Thomas Paine’s Common Sense

thomas paineWe don’t give much attention to Thomas Paine these days. He was from England and had tried to make a living alternatively as a grocer, a Methodist preacher, an excise officer, an English teacher and a writer. He wasn’t much of a businessman as you can see, and he had a difficult time relating to others. However, he was a creative and imaginative literary mastermind.

He was an unknown and moneyless unsuccessful writer who decided to migrate to America. He had met Benjamin Franklin in London, and Franklin gave him a letter of recommendation to Congress. Paine soon got a job working for The Pennsylvania Magazine. He wrote numerous articles for his new employer.

After Benjamin Franklin returned to America, he suggested to Thomas Paine that he write a new pamphlet and that it should be designed around basic independence. Paine had his own sense of what was right and wrong, and saw injustice happening in his new found country.

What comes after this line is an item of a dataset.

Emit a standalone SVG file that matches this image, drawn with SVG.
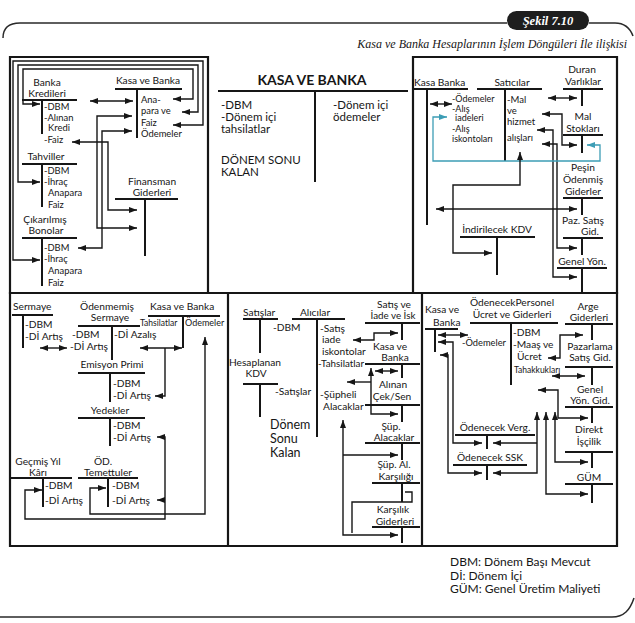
<svg xmlns="http://www.w3.org/2000/svg" width="635" height="623" viewBox="0 0 635 623">
<style>
text{font-family:Lato,"Open Sans","DejaVu Sans",sans-serif;font-size:10.2px;fill:#161616}
.m{text-anchor:middle}
.s{font-size:9px}
.xs{font-size:8.5px}
.e{font-size:9.4px}
.big{font-size:11.5px}
.tl{stroke:#161616;stroke-width:2;fill:none}
.bx{stroke:#161616;stroke-width:2.2;fill:none}
.c{stroke:#161616;stroke-width:1.4;fill:none}
.a2{marker-start:url(#ah);marker-end:url(#ah)}
.ae{marker-end:url(#ah)}
.teal{stroke:#3d9db5;stroke-width:1.3;fill:none;marker-start:url(#aht);marker-end:url(#aht)}
.frame{stroke:#2a2a2a;stroke-width:1.5;fill:none}
</style>
<defs>
<marker id="ah" viewBox="0 0 8 6" refX="8" refY="3" markerWidth="8" markerHeight="6" markerUnits="userSpaceOnUse" orient="auto-start-reverse"><path d="M0,0L8,3L0,6z" fill="#161616"/></marker>
<marker id="aht" viewBox="0 0 8 6" refX="8" refY="3" markerWidth="8" markerHeight="6" markerUnits="userSpaceOnUse" orient="auto-start-reverse"><path d="M0,0L8,3L0,6z" fill="#3d9db5"/></marker>
</defs>
<rect width="635" height="623" fill="#fff"/>

<g id="header">
<path class="frame" d="M3,38C3,28 8,23 20,23H507M589,23H615C625,23 630,28 633,36"/>
<path class="frame" d="M0,617H612C624,617 630,610 634,598"/>
<rect x="507" y="11" width="82" height="19" rx="9.5" fill="#1e1e1e"/>
<text x="548" y="25" style="font-family:'Liberation Serif',serif;font-style:italic;font-weight:bold;font-size:12.5px;fill:#fff;text-anchor:middle">Şekil 7.10</text>
<text x="627" y="48" style="font-family:'Liberation Serif',serif;font-style:italic;font-size:12px;text-anchor:end">Kasa ve Banka Hesaplarının İşlem Döngüleri İle ilişkisi</text>
</g>

<g id="panels">
<path class="bx" d="M10,57H208V293H10Z"/>
<path class="bx" d="M413,57H617V293H413Z"/>
<path class="bx" d="M10,293H617V546H10Z"/>
<path class="bx" d="M228,293V546M422,293V546"/>
</g>

<!-- Top-left -->
<g id="banka-kredileri">
<text class="m" x="47" y="86">Banka</text>
<text class="m" x="47" y="97">Kredileri</text>
<path class="tl" d="M22,100H77M42,100V134"/>
<text class="e" x="44" y="110">-DBM</text>
<text class="e" x="44" y="120.5">-Alınan</text>
<text class="e" x="48" y="131">Kredi</text>
<text class="e" x="44" y="143">-Faiz</text>
</g>
<g id="kasa-banka-tl">
<text class="m" x="148" y="84">Kasa ve Banka</text>
<path class="tl" d="M115,89H182M137,89V138"/>
<text class="e" x="141" y="103">Ana-</text>
<text class="e" x="141" y="114">para ve</text>
<text class="e" x="141" y="126">Faiz</text>
<text class="e" x="141" y="137">Ödemeler</text>
</g>
<g id="tahviller">
<text class="m" x="46" y="160">Tahviller</text>
<path class="tl" d="M22,164H77M42,164V207"/>
<text class="e" x="44" y="174">-DBM</text>
<text class="e" x="44" y="184.5">-İhraç</text>
<text class="e" x="48" y="196">Anapara</text>
<text class="e" x="48" y="208">Faiz</text>
</g>
<g id="finansman-giderleri">
<text class="m" x="152" y="185">Finansman</text>
<text class="m" x="152" y="196">Giderleri</text>
<path class="tl" d="M115,199H178M145,199V256"/>
</g>
<g id="cikarilmis-bonolar">
<text class="m" x="45" y="223">Çıkarılmış</text>
<text class="m" x="46" y="234">Bonolar</text>
<path class="tl" d="M22,238H77M42,238V286"/>
<text class="e" x="44" y="251">-DBM</text>
<text class="e" x="44" y="262">-İhraç</text>
<text class="e" x="48" y="274">Anapara</text>
<text class="e" x="48" y="286">Faiz</text>
</g>

<!-- Top-middle -->
<g id="kasa-ve-banka-main">
<text class="m" x="312" y="85" style="font-weight:bold;font-size:14px">KASA VE BANKA</text>
<path class="tl" d="M218,91H408M315,91V182"/>
<text class="big" x="221" y="109">-DBM</text>
<text class="big" x="221" y="121">-Dönem içi</text>
<text class="big" x="221" y="133">tahsilatlar</text>
<text class="big" x="221" y="164">DÖNEM SONU</text>
<text class="big" x="221" y="176">KALAN</text>
<text class="big" x="333" y="109">-Dönem içi</text>
<text class="big" x="333" y="121">ödemeler</text>
</g>

<!-- Top-right -->
<g id="kasa-banka-tr">
<text x="414" y="86">Kasa Banka</text>
<path class="tl" d="M413,89H468M427,89V225"/>
</g>
<g id="saticilar">
<text class="m" x="512" y="86">Satıcılar</text>
<path class="tl" d="M477,89H542M505,89V161"/>
<text x="452" y="101.5" style="font-size:9px">-Ödemeler</text>
<text x="452" y="111.5" style="font-size:9px">-Alış</text>
<text x="455" y="121" style="font-size:9px">iadeleri</text>
<text x="452" y="131.5" style="font-size:9px">-Alış</text>
<text x="452" y="141.5" style="font-size:9px">iskontoları</text>
<text x="507" y="103" style="font-size:9.5px">-Mal</text>
<text x="507" y="114" style="font-size:9.5px">ve</text>
<text x="507" y="125" style="font-size:9.5px">hizmet</text>
<text x="507" y="141" style="font-size:9.5px">alışları</text>
</g>
<g id="duran-varliklar">
<text class="m" x="582" y="73">Duran</text>
<text class="m" x="583" y="85">Varlıklar</text>
<path class="tl" d="M563,89H603M582,89V106"/>
</g>
<g id="mal-stoklari">
<text class="m" x="583" y="120">Mal</text>
<text class="m" x="583" y="132">Stokları</text>
<path class="tl" d="M563,135H603M582,135V153"/>
</g>
<g id="pesin-odenmis">
<text class="m" x="583" y="171">Peşin</text>
<text class="m" x="583" y="183">Ödenmiş</text>
<text class="m" x="583" y="195">Giderler</text>
<path class="tl" d="M563,198H603M582,198V215"/>
</g>
<g id="paz-satis-gid">
<text class="m" x="583" y="224">Paz. Satış</text>
<text class="m" x="590" y="235">Gid.</text>
<path class="tl" d="M563,238H603M582,238V255"/>
</g>
<g id="genel-yon">
<text class="m" x="582" y="265">Genel Yön.</text>
<path class="tl" d="M557,268H607M582,268V293"/>
</g>
<g id="indirilecek-kdv">
<text class="m" x="497" y="233">İndirilecek KDV</text>
<path class="tl" d="M460,237H535M497,237V275"/>
</g>

<!-- Bottom-left -->
<g id="sermaye">
<text x="13" y="310">Sermaye</text>
<path class="tl" d="M12,315H53M23,315V348"/>
<text x="25" y="328">-DBM</text>
<text x="25" y="340">-Dİ Artış</text>
</g>
<g id="odenmemis-sermaye">
<text class="m" x="107" y="310">Ödenmemiş</text>
<text class="m" x="110" y="321">Sermaye</text>
<path class="tl" d="M78,326H140M112,326V360"/>
<text x="72" y="338">-DBM</text>
<text x="70" y="350">-Dİ Artış</text>
<text x="114" y="338">-Dİ Azalış</text>
</g>
<g id="kasa-banka-bl">
<text x="150" y="310">Kasa ve Banka</text>
<path class="tl" d="M148,316H220M183,316V348"/>
<text class="xs" x="140" y="326">Tahsilatlar</text>
<text class="s" x="185" y="326">Ödemeler</text>
</g>
<g id="emisyon-primi">
<text class="m" x="112" y="368">Emisyon Primi</text>
<path class="tl" d="M78,373H145M110,373V402"/>
<text x="113" y="387">-DBM</text>
<text x="113" y="399">-Dİ Artış</text>
</g>
<g id="yedekler">
<text class="m" x="110" y="414">Yedekler</text>
<path class="tl" d="M78,418H145M110,418V446"/>
<text x="113" y="429">-DBM</text>
<text x="113" y="441">-Dİ Artış</text>
</g>
<g id="gecmis-yil-kari">
<text class="m" x="38" y="465">Geçmiş Yıl</text>
<text class="m" x="38" y="476">Kârı</text>
<path class="tl" d="M10,478H72M43,478V507"/>
<text x="45" y="489">-DBM</text>
<text x="45" y="504">-Dİ Artış</text>
</g>
<g id="od-temettuler">
<text class="m" x="103" y="465">ÖD.</text>
<text class="m" x="108" y="476">Temettuler</text>
<path class="tl" d="M78,478H138M108,478V507"/>
<text x="112" y="489">-DBM</text>
<text x="112" y="504">-Dİ Artış</text>
</g>

<!-- Bottom-middle -->
<g id="satislar">
<text x="243" y="316">Satışlar</text>
<path class="tl" d="M243,319H278M260,319V353"/>
</g>
<g id="alicilar">
<text class="m" x="315" y="316">Alıcılar</text>
<path class="tl" d="M292,319H345M317,319V437"/>
<text x="273" y="331">-DBM</text>
<text x="320" y="332">-Satış</text>
<text x="322" y="343">iade</text>
<text x="322" y="355">iskontolar</text>
<text x="318" y="367" style="font-size:9.8px">-Tahsilatlar</text>
<text x="320" y="398">-Şüpheli</text>
<text x="323" y="410">Alacaklar</text>
</g>
<g id="hesaplanan-kdv">
<text class="m" x="255" y="366">Hesaplanan</text>
<text class="m" x="256" y="377">KDV</text>
<path class="tl" d="M243,384H278M260,384V417"/>
<text x="275" y="395">-Satışlar</text>
</g>
<g id="donem-sonu-kalan">
<text x="270" y="429" style="font-size:12.5px">Dönem</text>
<text x="270" y="443" style="font-size:12.5px">Sonu</text>
<text x="270" y="457" style="font-size:12.5px">Kalan</text>
</g>
<g id="satis-iade-isk">
<text class="m" x="394" y="308">Satış ve</text>
<text class="m" x="393" y="319" style="font-size:9.8px">İade ve İsk</text>
<path class="tl" d="M365,323H420M402,323V340"/>
</g>
<g id="kasa-banka-bm">
<text class="m" x="390" y="350">Kasa ve</text>
<text class="m" x="395" y="361">Banka</text>
<path class="tl" d="M365,364H420M402,364V378"/>
</g>
<g id="alinan-cek-sen">
<text class="m" x="393" y="388">Alınan</text>
<text class="m" x="392" y="400">Çek/Sen</text>
<path class="tl" d="M365,405H420M402,405V422"/>
</g>
<g id="sup-alacaklar">
<text class="m" x="391" y="430">Şüp.</text>
<text class="m" x="394" y="441">Alacaklar</text>
<path class="tl" d="M365,443H420M402,443V460"/>
</g>
<g id="sup-al-karsiligi">
<text class="m" x="394" y="468">Şüp. Al.</text>
<text class="m" x="396" y="480">Karşılığı</text>
<path class="tl" d="M372,483H420M402,483V502"/>
</g>
<g id="karsilik-giderleri">
<text class="m" x="393" y="513">Karşılık</text>
<text class="m" x="395" y="525">Giderleri</text>
<path class="tl" d="M372,527H420M402,527V543"/>
</g>

<!-- Bottom-right -->
<g id="kasa-banka-br">
<text x="425" y="313">Kasa ve</text>
<text x="433" y="326">Banka</text>
<path class="tl" d="M425,329H458M435,329V352"/>
</g>
<g id="odenecek-personel">
<text class="m" x="512" y="306">ÖdenecekPersonel</text>
<text class="m" x="512" y="318">Ücret ve Giderleri</text>
<path class="tl" d="M470,323H558M511,323V385"/>
<text x="462" y="346" style="font-size:9.3px">-Ödemeler</text>
<text x="513" y="336">-DBM</text>
<text x="513" y="348">-Maaş ve</text>
<text x="517" y="360">Ücret</text>
<text class="xs" x="514" y="373">Tahakkukları</text>
</g>
<g id="arge-giderleri">
<text class="m" x="588" y="310">Arge</text>
<text class="m" x="589" y="321">Giderleri</text>
<path class="tl" d="M565,324H613M592,324V340"/>
</g>
<g id="pazarlama-satis-gid">
<text class="m" x="590" y="350">Pazarlama</text>
<text class="m" x="590" y="361">Satış Gid.</text>
<path class="tl" d="M565,367H613M592,367V385"/>
</g>
<g id="genel-yon-gid">
<text class="m" x="590" y="393">Genel</text>
<text class="m" x="590" y="404">Yön. Gid.</text>
<path class="tl" d="M565,407H613M592,407V423"/>
</g>
<g id="direkt-iscilik">
<text class="m" x="589" y="433">Direkt</text>
<text class="m" x="589" y="445">İşçilik</text>
<path class="tl" d="M565,452H613M592,452V468"/>
</g>
<g id="gum">
<text class="m" x="589" y="481">GÜM</text>
<path class="tl" d="M565,484H613M592,484V503"/>
</g>
<g id="odenecek-verg">
<text class="m" x="495" y="431">Ödenecek Verg.</text>
<path class="tl" d="M455,435H535M487,435V449"/>
</g>
<g id="odenecek-ssk">
<text class="m" x="490" y="461">Ödenecek SSK</text>
<path class="tl" d="M453,465H527M487,465V480"/>
</g>

<g id="connectors">
<path class="c a2" d="M173,125H203V61H13V260H40"/>
<path class="c a2" d="M182,112H198V65H18V182H40"/>
<path class="c a2" d="M173,99H193V69H23V104H40"/>
<path class="c a2" d="M90,101H133"/>
<path class="c a2" d="M132,116H97V228H137"/>
<path class="c a2" d="M132,131H102V248H78"/>
<path class="c a2" d="M72,142H108V210H137"/>
<path class="c a2" d="M430,104H452"/>
<path class="c a2" d="M548,98H577"/>
<path class="c a2" d="M542,114H562V145H577"/>
<path class="c a2" d="M537,130H553V277H577"/>
<path class="c a2" d="M542,144H557V248H577"/>
<path class="teal" d="M447,117H433V161H600V145H587"/>
<path class="c a2" d="M520,152V185H453V253H492"/>
<path class="c a2" d="M436,209H577"/>
<path class="c a2" d="M40,348H67"/>
<path class="c a2" d="M140,348H182"/>
<path class="c ae" d="M165,348V396H155"/>
<path class="c a2" d="M157,437H165V519H25V490H42"/>
<path class="c ae" d="M165,500H157"/>
<path class="c a2" d="M205,337V514H90V488H106"/>
<path class="c a2" d="M398,333H374V340H353"/>
<path class="c a2" d="M375,371H398"/>
<path class="c a2" d="M371,368V414H398"/>
<path class="c ae" d="M371,382H347"/>
<path class="c a2" d="M343,420V535H398"/>
<path class="c ae" d="M343,455H398"/>
<path class="c" d="M405,492H412V502H352V533"/>
<path class="c a2" d="M438,335H468"/>
<path class="c a2" d="M438,342H453V443H482"/>
<path class="c a2" d="M440,355H448V473H482"/>
<path class="c a2" d="M548,358H560V335H583"/>
<path class="c a2" d="M552,376H585"/>
<path class="c a2" d="M538,390H558V418H588"/>
<path class="c a2" d="M537,412V473H493"/>
<path class="c ae" d="M537,443H493"/>
<path class="c a2" d="M546,412V494H588"/>
<path class="c a2" d="M555,412V462H588"/>
</g>

<g id="legend">
<text x="450" y="566" style="font-size:12px">DBM: Dönem Başı Mevcut</text>
<text x="450" y="579.5" style="font-size:12px">Dİ: Dönem İçi</text>
<text x="450" y="593" style="font-size:12px">GÜM: Genel Üretim Maliyeti</text>
</g>
</svg>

By September, 1775, he had finished his first draft. He was able to present it to Benjamin Rush, who would be one of the signers of the Declaration of Independence. Dr. Rush offered some suggestions for improvement of the draft and praised the manuscript. In December Paine sent the revised draft for reading by Benjamin Franklin and Sam Adams. They also found it praiseworthy.

On January 10, 1776, the work was published under the title “Common Sense”. The 39 year old Paine was totally unprepared for the response this booklet received. The first edition sold out within 2 weeks in Philadelphia. In 3 weeks it had sold more than 120,000 copies throughout the Colonies. It would sell more than half a million in the next 2 years.

Naturally you would think that such a successful writer would become wealthy and famous. Famous yes. But he donated all his proceeds to the Second Continental Congress to do with as they pleased. Thomas Paine did not receive one cent for this publication. The booklet did have a major impact on the movement for independence in the American Colonies.